> **WHAT YOU SHOULD DO**
Make an exact copy of the lines, leaving the pictures out.

----

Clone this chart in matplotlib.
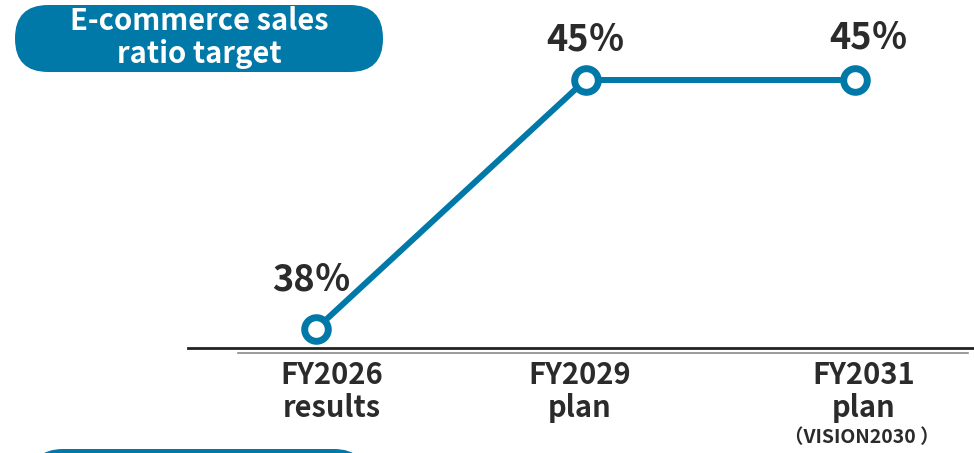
import numpy as np
import matplotlib.pyplot as plt
from matplotlib.patches import FancyBboxPatch
from matplotlib.lines import Line2D

plt.rcParams['font.family'] = ['Noto Sans CJK JP', 'DejaVu Sans']

categories = ['FY2026\nresults', 'FY2029\nplan', 'FY2031\nplan']
sub_labels = ['', '', '（VISION2030 ）']
ratio = [38, 45, 45]
value_labels = ['38％', '45％', '45％']
title = 'E-commerce sales\nratio target'

blue = '#0079A8'
dark = '#2b2b2b'
W, H = 974, 453

fig = plt.figure(figsize=(W / 100, H / 100), dpi=100)
ax = fig.add_axes([0, 0, 1, 1])
ax.axis('off')
x = np.arange(len(ratio))
ax.set_xlim(-316 / 269.5, (W - 316) / 269.5)
ax.set_ylim(38 - (H - 329) / 35.57, 45 + 80 / 35.57)

def fx(px):
    return px / W

def fy(py):
    return 1 - py / H

# baselines
fig.add_artist(Line2D([fx(188), fx(974)], [fy(348), fy(348)], color='#222222', lw=2.0))
fig.add_artist(Line2D([fx(238), fx(968)], [fy(352.5), fy(352.5)], color='#8a8a8a', lw=1.2))

ax.plot(x, ratio, color=blue, lw=4.3, marker='o', ms=17, mfc='white',
        mec=blue, mew=5, zorder=3, solid_capstyle='butt')

# value labels (offsets in points)
val_off = [(-3.6, 35.5), (0, 29), (10, 30.5)]
for i, (v, lab) in enumerate(zip(ratio, value_labels)):
    ax.annotate(lab, (x[i], v), xytext=val_off[i], textcoords='offset points',
                ha='center', va='center', fontsize=26, fontweight='bold', color=dark)

# category labels
base = 38 - (348 - 329) / 35.57
cat_dx = [16, -6, 9]
for i, cat in enumerate(categories):
    for j, line in enumerate(cat.split('\n')):
        ax.annotate(line, (x[i], base), xytext=(cat_dx[i] * 0.72, -(27 + j * 33) * 0.72),
                    textcoords='offset points', ha='center', va='center',
                    fontsize=21, fontweight='bold', color=dark)
    if sub_labels[i]:
        ax.annotate(sub_labels[i], (x[i], base), xytext=((cat_dx[i] - 2) * 0.72, -90 * 0.72),
                    textcoords='offset points', ha='center', va='center',
                    fontsize=14, fontweight='bold', color=dark)

# title pill
pill = FancyBboxPatch((fx(15), fy(72)), fx(368), 67 / H,
                      boxstyle='round,pad=0,rounding_size=0.034', transform=fig.transFigure,
                      facecolor=blue, edgecolor='none', mutation_aspect=W / H)
fig.add_artist(pill)
fig.text(fx(199), fy(21), title.split('\n')[0], ha='center', va='center',
         fontsize=21, fontweight='bold', color='white')
fig.text(fx(199), fy(54), title.split('\n')[1], ha='center', va='center',
         fontsize=21, fontweight='bold', color='white')

# bottom pill (cut off)
pill2 = FancyBboxPatch((fx(30), fy(515)), fx(337), 66 / H,
                       boxstyle='round,pad=0,rounding_size=0.034', transform=fig.transFigure,
                       facecolor=blue, edgecolor='none', mutation_aspect=W / H)
fig.add_artist(pill2)

fig.savefig('out.png', dpi=100)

----

> **CORRECT OUTPUT**
Clone this chart in matplotlib.
import numpy as np
import matplotlib.pyplot as plt
from matplotlib.patches import FancyBboxPatch
from matplotlib.lines import Line2D

plt.rcParams['font.family'] = ['Noto Sans CJK JP', 'DejaVu Sans']

categories = ['FY2026\nresults', 'FY2029\nplan', 'FY2031\nplan']
sub_labels = ['', '', '（VISION2030 ）']
ratio = [38, 45, 45]
value_labels = ['38％', '45％', '45％']
title = 'E-commerce sales\nratio target'

blue = '#0079A8'
dark = '#2b2b2b'
W, H = 974, 453

fig = plt.figure(figsize=(W / 100, H / 100), dpi=100)
ax = fig.add_axes([0, 0, 1, 1])
ax.axis('off')
x = np.arange(len(ratio))
ax.set_xlim(-316 / 269.5, (W - 316) / 269.5)
ax.set_ylim(38 - (H - 329) / 35.57, 45 + 80 / 35.57)

def fx(px):
    return px / W

def fy(py):
    return 1 - py / H

# baselines
fig.add_artist(Line2D([fx(188), fx(974)], [fy(348), fy(348)], color='#222222', lw=2.0))
fig.add_artist(Line2D([fx(238), fx(968)], [fy(352.5), fy(352.5)], color='#8a8a8a', lw=1.2))

ax.plot(x, ratio, color=blue, lw=4.3, marker='o', ms=17, mfc='white',
        mec=blue, mew=5, zorder=3, solid_capstyle='butt')

# value labels (offsets in points)
val_off = [(-3.6, 35.5), (0, 29), (10, 30.5)]
for i, (v, lab) in enumerate(zip(ratio, value_labels)):
    ax.annotate(lab, (x[i], v), xytext=val_off[i], textcoords='offset points',
                ha='center', va='center', fontsize=26, fontweight='bold', color=dark)

# category labels
base = 38 - (348 - 329) / 35.57
cat_dx = [16, -6, 9]
for i, cat in enumerate(categories):
    for j, line in enumerate(cat.split('\n')):
        ax.annotate(line, (x[i], base), xytext=(cat_dx[i] * 0.72, -(27 + j * 33) * 0.72),
                    textcoords='offset points', ha='center', va='center',
                    fontsize=21, fontweight='bold', color=dark)
    if sub_labels[i]:
        ax.annotate(sub_labels[i], (x[i], base), xytext=((cat_dx[i] - 2) * 0.72, -90 * 0.72),
                    textcoords='offset points', ha='center', va='center',
                    fontsize=14, fontweight='bold', color=dark)

# title pill
pill = FancyBboxPatch((fx(15), fy(72)), fx(368), 67 / H,
                      boxstyle='round,pad=0,rounding_size=0.034', transform=fig.transFigure,
                      facecolor=blue, edgecolor='none', mutation_aspect=W / H)
fig.add_artist(pill)
fig.text(fx(199), fy(21), title.split('\n')[0], ha='center', va='center',
         fontsize=21, fontweight='bold', color='white')
fig.text(fx(199), fy(54), title.split('\n')[1], ha='center', va='center',
         fontsize=21, fontweight='bold', color='white')

# bottom pill (cut off)
pill2 = FancyBboxPatch((fx(30), fy(515)), fx(337), 66 / H,
                       boxstyle='round,pad=0,rounding_size=0.034', transform=fig.transFigure,
                       facecolor=blue, edgecolor='none', mutation_aspect=W / H)
fig.add_artist(pill2)

fig.savefig('out.png', dpi=100)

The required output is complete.